▶ [Problem]:
Carry none of the pictures over; write out the complete data exactly.
+++ Dataset excerpt +++
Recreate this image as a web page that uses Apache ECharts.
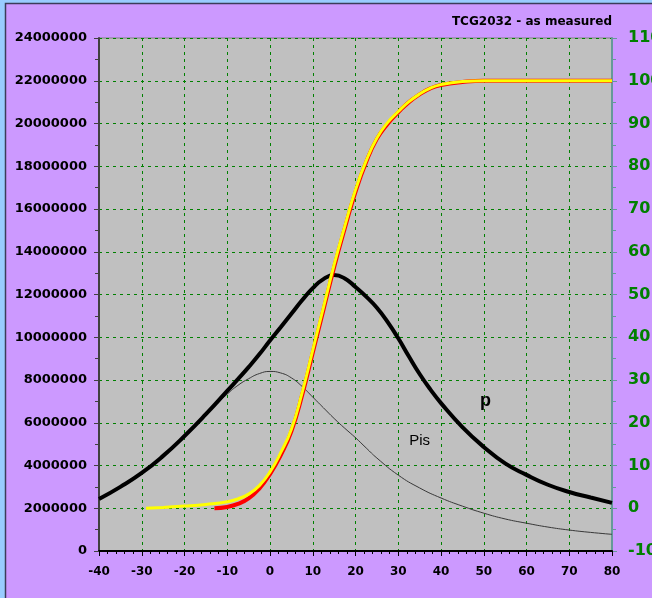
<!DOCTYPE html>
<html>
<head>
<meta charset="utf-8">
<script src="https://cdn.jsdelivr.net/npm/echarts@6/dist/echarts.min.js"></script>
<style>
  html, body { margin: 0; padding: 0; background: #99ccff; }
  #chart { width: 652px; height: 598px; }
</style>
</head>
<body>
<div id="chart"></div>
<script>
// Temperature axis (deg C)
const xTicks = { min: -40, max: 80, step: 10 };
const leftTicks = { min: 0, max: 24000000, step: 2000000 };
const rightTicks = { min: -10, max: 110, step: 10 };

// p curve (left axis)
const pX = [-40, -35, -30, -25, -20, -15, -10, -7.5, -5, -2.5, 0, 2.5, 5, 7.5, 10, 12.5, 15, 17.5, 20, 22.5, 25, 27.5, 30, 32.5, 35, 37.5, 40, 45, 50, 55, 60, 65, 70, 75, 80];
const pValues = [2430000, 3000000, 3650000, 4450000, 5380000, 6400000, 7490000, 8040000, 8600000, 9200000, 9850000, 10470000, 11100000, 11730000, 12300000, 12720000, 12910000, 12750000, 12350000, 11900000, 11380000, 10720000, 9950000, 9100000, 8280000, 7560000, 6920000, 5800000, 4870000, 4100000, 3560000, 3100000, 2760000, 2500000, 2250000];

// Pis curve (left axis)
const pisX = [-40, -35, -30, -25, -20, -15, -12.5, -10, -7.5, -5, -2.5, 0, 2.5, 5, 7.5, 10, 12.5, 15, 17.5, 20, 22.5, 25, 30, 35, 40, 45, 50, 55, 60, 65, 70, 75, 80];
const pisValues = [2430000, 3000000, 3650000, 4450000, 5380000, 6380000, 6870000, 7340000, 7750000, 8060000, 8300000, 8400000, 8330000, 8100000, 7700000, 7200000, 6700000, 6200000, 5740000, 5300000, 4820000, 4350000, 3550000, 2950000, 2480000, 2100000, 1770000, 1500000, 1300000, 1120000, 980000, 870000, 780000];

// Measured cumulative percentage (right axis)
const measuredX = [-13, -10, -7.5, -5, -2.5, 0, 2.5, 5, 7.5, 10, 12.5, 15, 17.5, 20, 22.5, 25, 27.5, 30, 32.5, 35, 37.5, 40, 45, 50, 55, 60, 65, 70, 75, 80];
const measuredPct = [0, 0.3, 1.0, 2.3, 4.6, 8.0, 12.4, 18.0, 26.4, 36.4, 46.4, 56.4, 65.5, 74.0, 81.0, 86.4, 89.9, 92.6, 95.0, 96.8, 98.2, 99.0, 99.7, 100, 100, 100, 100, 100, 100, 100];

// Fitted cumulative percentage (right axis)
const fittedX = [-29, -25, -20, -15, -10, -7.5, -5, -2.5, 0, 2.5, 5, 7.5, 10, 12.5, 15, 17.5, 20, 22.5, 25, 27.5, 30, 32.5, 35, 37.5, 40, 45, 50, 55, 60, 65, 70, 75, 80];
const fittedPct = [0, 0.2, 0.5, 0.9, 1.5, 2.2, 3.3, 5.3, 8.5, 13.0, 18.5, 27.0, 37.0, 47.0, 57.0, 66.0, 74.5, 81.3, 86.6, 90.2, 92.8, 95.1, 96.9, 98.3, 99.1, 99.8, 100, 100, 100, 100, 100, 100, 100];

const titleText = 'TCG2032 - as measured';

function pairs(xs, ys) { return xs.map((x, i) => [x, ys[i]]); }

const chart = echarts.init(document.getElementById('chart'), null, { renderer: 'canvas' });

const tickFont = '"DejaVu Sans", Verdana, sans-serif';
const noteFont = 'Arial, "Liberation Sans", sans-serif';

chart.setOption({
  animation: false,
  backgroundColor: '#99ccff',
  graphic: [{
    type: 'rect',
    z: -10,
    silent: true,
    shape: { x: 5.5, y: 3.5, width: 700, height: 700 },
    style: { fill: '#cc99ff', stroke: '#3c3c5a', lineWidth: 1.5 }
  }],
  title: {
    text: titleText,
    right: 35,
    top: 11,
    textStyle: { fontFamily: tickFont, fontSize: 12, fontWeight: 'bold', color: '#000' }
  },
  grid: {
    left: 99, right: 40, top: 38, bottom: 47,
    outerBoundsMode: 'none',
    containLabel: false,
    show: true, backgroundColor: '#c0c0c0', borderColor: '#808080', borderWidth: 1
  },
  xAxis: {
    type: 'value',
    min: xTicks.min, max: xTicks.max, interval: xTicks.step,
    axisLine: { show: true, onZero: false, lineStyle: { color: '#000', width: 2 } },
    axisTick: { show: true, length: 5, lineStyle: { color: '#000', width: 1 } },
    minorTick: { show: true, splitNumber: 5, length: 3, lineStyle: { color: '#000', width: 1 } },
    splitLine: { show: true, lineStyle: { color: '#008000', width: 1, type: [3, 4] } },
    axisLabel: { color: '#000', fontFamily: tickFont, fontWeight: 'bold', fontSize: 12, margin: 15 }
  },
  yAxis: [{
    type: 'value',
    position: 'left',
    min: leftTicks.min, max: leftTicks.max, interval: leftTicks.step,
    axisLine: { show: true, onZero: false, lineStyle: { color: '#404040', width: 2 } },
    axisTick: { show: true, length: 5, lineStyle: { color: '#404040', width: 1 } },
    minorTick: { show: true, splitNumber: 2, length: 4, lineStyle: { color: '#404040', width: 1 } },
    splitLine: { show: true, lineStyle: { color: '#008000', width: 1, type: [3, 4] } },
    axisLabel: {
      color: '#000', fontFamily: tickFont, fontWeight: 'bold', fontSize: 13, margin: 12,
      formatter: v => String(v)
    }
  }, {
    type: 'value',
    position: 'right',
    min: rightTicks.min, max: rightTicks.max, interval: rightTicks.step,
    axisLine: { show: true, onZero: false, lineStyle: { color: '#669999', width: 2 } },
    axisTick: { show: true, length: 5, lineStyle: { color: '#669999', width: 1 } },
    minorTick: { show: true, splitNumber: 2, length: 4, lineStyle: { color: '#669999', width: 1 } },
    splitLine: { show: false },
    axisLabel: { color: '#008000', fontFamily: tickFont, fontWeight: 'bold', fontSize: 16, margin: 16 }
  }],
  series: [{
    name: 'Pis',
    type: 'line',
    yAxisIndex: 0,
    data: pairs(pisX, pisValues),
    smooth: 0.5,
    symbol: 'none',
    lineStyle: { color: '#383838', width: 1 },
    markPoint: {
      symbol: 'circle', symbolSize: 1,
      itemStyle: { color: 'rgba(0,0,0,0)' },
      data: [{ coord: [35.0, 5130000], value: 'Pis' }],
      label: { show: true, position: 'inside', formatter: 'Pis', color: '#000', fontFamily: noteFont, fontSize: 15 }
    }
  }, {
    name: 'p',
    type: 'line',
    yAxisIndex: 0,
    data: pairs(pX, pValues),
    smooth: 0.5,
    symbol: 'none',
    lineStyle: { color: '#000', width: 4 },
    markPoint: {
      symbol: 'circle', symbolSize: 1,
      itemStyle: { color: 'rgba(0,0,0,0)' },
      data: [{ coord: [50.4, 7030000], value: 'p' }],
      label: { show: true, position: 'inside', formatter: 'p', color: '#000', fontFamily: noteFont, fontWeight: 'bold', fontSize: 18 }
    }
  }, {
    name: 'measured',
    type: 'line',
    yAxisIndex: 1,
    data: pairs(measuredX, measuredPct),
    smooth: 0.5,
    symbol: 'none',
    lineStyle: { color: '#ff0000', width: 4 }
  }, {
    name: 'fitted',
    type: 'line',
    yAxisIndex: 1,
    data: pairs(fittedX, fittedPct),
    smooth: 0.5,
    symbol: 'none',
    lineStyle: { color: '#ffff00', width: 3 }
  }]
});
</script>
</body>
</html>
+++
▶ [In response]:
Recreate this image as a web page that uses Apache ECharts.
<!DOCTYPE html>
<html>
<head>
<meta charset="utf-8">
<script src="https://cdn.jsdelivr.net/npm/echarts@6/dist/echarts.min.js"></script>
<style>
  html, body { margin: 0; padding: 0; background: #99ccff; }
  #chart { width: 652px; height: 598px; }
</style>
</head>
<body>
<div id="chart"></div>
<script>
// Temperature axis (deg C)
const xTicks = { min: -40, max: 80, step: 10 };
const leftTicks = { min: 0, max: 24000000, step: 2000000 };
const rightTicks = { min: -10, max: 110, step: 10 };

// p curve (left axis)
const pX = [-40, -35, -30, -25, -20, -15, -10, -7.5, -5, -2.5, 0, 2.5, 5, 7.5, 10, 12.5, 15, 17.5, 20, 22.5, 25, 27.5, 30, 32.5, 35, 37.5, 40, 45, 50, 55, 60, 65, 70, 75, 80];
const pValues = [2430000, 3000000, 3650000, 4450000, 5380000, 6400000, 7490000, 8040000, 8600000, 9200000, 9850000, 10470000, 11100000, 11730000, 12300000, 12720000, 12910000, 12750000, 12350000, 11900000, 11380000, 10720000, 9950000, 9100000, 8280000, 7560000, 6920000, 5800000, 4870000, 4100000, 3560000, 3100000, 2760000, 2500000, 2250000];

// Pis curve (left axis)
const pisX = [-40, -35, -30, -25, -20, -15, -12.5, -10, -7.5, -5, -2.5, 0, 2.5, 5, 7.5, 10, 12.5, 15, 17.5, 20, 22.5, 25, 30, 35, 40, 45, 50, 55, 60, 65, 70, 75, 80];
const pisValues = [2430000, 3000000, 3650000, 4450000, 5380000, 6380000, 6870000, 7340000, 7750000, 8060000, 8300000, 8400000, 8330000, 8100000, 7700000, 7200000, 6700000, 6200000, 5740000, 5300000, 4820000, 4350000, 3550000, 2950000, 2480000, 2100000, 1770000, 1500000, 1300000, 1120000, 980000, 870000, 780000];

// Measured cumulative percentage (right axis)
const measuredX = [-13, -10, -7.5, -5, -2.5, 0, 2.5, 5, 7.5, 10, 12.5, 15, 17.5, 20, 22.5, 25, 27.5, 30, 32.5, 35, 37.5, 40, 45, 50, 55, 60, 65, 70, 75, 80];
const measuredPct = [0, 0.3, 1.0, 2.3, 4.6, 8.0, 12.4, 18.0, 26.4, 36.4, 46.4, 56.4, 65.5, 74.0, 81.0, 86.4, 89.9, 92.6, 95.0, 96.8, 98.2, 99.0, 99.7, 100, 100, 100, 100, 100, 100, 100];

// Fitted cumulative percentage (right axis)
const fittedX = [-29, -25, -20, -15, -10, -7.5, -5, -2.5, 0, 2.5, 5, 7.5, 10, 12.5, 15, 17.5, 20, 22.5, 25, 27.5, 30, 32.5, 35, 37.5, 40, 45, 50, 55, 60, 65, 70, 75, 80];
const fittedPct = [0, 0.2, 0.5, 0.9, 1.5, 2.2, 3.3, 5.3, 8.5, 13.0, 18.5, 27.0, 37.0, 47.0, 57.0, 66.0, 74.5, 81.3, 86.6, 90.2, 92.8, 95.1, 96.9, 98.3, 99.1, 99.8, 100, 100, 100, 100, 100, 100, 100];

const titleText = 'TCG2032 - as measured';

function pairs(xs, ys) { return xs.map((x, i) => [x, ys[i]]); }

const chart = echarts.init(document.getElementById('chart'), null, { renderer: 'canvas' });

const tickFont = '"DejaVu Sans", Verdana, sans-serif';
const noteFont = 'Arial, "Liberation Sans", sans-serif';

chart.setOption({
  animation: false,
  backgroundColor: '#99ccff',
  graphic: [{
    type: 'rect',
    z: -10,
    silent: true,
    shape: { x: 5.5, y: 3.5, width: 700, height: 700 },
    style: { fill: '#cc99ff', stroke: '#3c3c5a', lineWidth: 1.5 }
  }],
  title: {
    text: titleText,
    right: 35,
    top: 11,
    textStyle: { fontFamily: tickFont, fontSize: 12, fontWeight: 'bold', color: '#000' }
  },
  grid: {
    left: 99, right: 40, top: 38, bottom: 47,
    outerBoundsMode: 'none',
    containLabel: false,
    show: true, backgroundColor: '#c0c0c0', borderColor: '#808080', borderWidth: 1
  },
  xAxis: {
    type: 'value',
    min: xTicks.min, max: xTicks.max, interval: xTicks.step,
    axisLine: { show: true, onZero: false, lineStyle: { color: '#000', width: 2 } },
    axisTick: { show: true, length: 5, lineStyle: { color: '#000', width: 1 } },
    minorTick: { show: true, splitNumber: 5, length: 3, lineStyle: { color: '#000', width: 1 } },
    splitLine: { show: true, lineStyle: { color: '#008000', width: 1, type: [3, 4] } },
    axisLabel: { color: '#000', fontFamily: tickFont, fontWeight: 'bold', fontSize: 12, margin: 15 }
  },
  yAxis: [{
    type: 'value',
    position: 'left',
    min: leftTicks.min, max: leftTicks.max, interval: leftTicks.step,
    axisLine: { show: true, onZero: false, lineStyle: { color: '#404040', width: 2 } },
    axisTick: { show: true, length: 5, lineStyle: { color: '#404040', width: 1 } },
    minorTick: { show: true, splitNumber: 2, length: 4, lineStyle: { color: '#404040', width: 1 } },
    splitLine: { show: true, lineStyle: { color: '#008000', width: 1, type: [3, 4] } },
    axisLabel: {
      color: '#000', fontFamily: tickFont, fontWeight: 'bold', fontSize: 13, margin: 12,
      formatter: v => String(v)
    }
  }, {
    type: 'value',
    position: 'right',
    min: rightTicks.min, max: rightTicks.max, interval: rightTicks.step,
    axisLine: { show: true, onZero: false, lineStyle: { color: '#669999', width: 2 } },
    axisTick: { show: true, length: 5, lineStyle: { color: '#669999', width: 1 } },
    minorTick: { show: true, splitNumber: 2, length: 4, lineStyle: { color: '#669999', width: 1 } },
    splitLine: { show: false },
    axisLabel: { color: '#008000', fontFamily: tickFont, fontWeight: 'bold', fontSize: 16, margin: 16 }
  }],
  series: [{
    name: 'Pis',
    type: 'line',
    yAxisIndex: 0,
    data: pairs(pisX, pisValues),
    smooth: 0.5,
    symbol: 'none',
    lineStyle: { color: '#383838', width: 1 },
    markPoint: {
      symbol: 'circle', symbolSize: 1,
      itemStyle: { color: 'rgba(0,0,0,0)' },
      data: [{ coord: [35.0, 5130000], value: 'Pis' }],
      label: { show: true, position: 'inside', formatter: 'Pis', color: '#000', fontFamily: noteFont, fontSize: 15 }
    }
  }, {
    name: 'p',
    type: 'line',
    yAxisIndex: 0,
    data: pairs(pX, pValues),
    smooth: 0.5,
    symbol: 'none',
    lineStyle: { color: '#000', width: 4 },
    markPoint: {
      symbol: 'circle', symbolSize: 1,
      itemStyle: { color: 'rgba(0,0,0,0)' },
      data: [{ coord: [50.4, 7030000], value: 'p' }],
      label: { show: true, position: 'inside', formatter: 'p', color: '#000', fontFamily: noteFont, fontWeight: 'bold', fontSize: 18 }
    }
  }, {
    name: 'measured',
    type: 'line',
    yAxisIndex: 1,
    data: pairs(measuredX, measuredPct),
    smooth: 0.5,
    symbol: 'none',
    lineStyle: { color: '#ff0000', width: 4 }
  }, {
    name: 'fitted',
    type: 'line',
    yAxisIndex: 1,
    data: pairs(fittedX, fittedPct),
    smooth: 0.5,
    symbol: 'none',
    lineStyle: { color: '#ffff00', width: 3 }
  }]
});
</script>
</body>
</html>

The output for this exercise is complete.